Sometimes it's quiet enough to hear the sound they make, this tiny click clack, click clack, click clack. It's a good sound. Steady people turning something into something else. Or, really, turning many things into Something.

This morning, on a walk, I ran into a guy in my neighborhood who I had only just met. We both volunteer in a neighborhood group that monitors our local Home Depot for ICE, and had shaken hands briefly a few days before--him standing brightly at one entrance, me on the way over to another, heart pounding, as it always does.

I have been walking in my neighborhood for 7 or 8 years, and could count on one hand the times I've run into someone I know. This morning, it was, in some substantial way, wonderful to see him.

A few weeks earlier, when I was arriving for another shift, a young woman volunteer looked at me with that squinty, thoughtful, "I-know-that-I-know-you" face. It took her a minute. We realized that we live in the same building.

During my brief Home Depot shifts--an hour or less at a time--my system is in a kind of active agitation. I spend every minute somewhere between a little nervous and actively afraid.

Once, when a potential ICE vehicle was parked and idling, I knew I would eventually have to knock on its window, to confirm one way or another. Knowing this, anticipating it, I froze like a deer.

I am aware of this freezing instinct in myself. It is what kept me from showing up to the Home Depot for weeks after I had signed on, and has kept me from many other things. I said--then, as now--that it was because I was busy.

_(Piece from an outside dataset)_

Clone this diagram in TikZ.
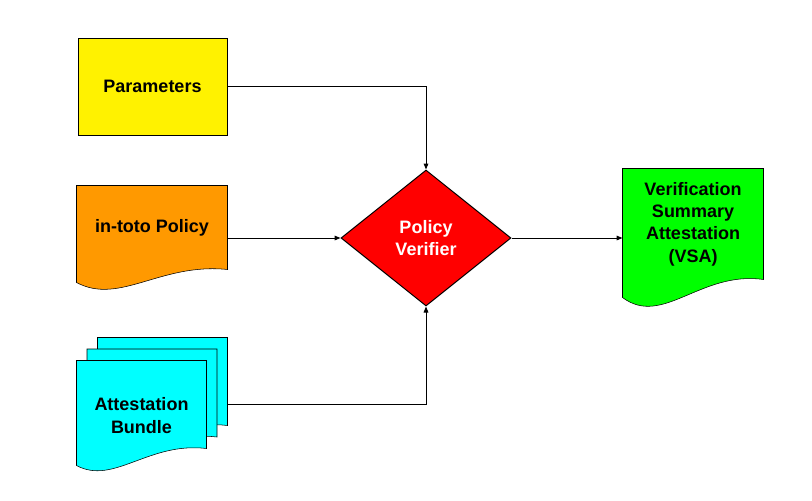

I was actually just afraid--of freezing, of doing the wrong thing, of somehow irreversibly fucking things up.

Another volunteer–a young woman, probably a foot shorter than me, who rides her bike to her shifts—sensed my trepidation, in that parked-car moment. She said, "Want me to come over there, and we'll to go together?" It is a sentence that I keep hearing in my mind.

I spend my shifts counting down the minutes, watching the road, feeling the beating of my own heart. I hope--and believe--that as I wait, and watch, hearing the rhythm, that the scattered things, my loose and blowing edges, are becoming something new.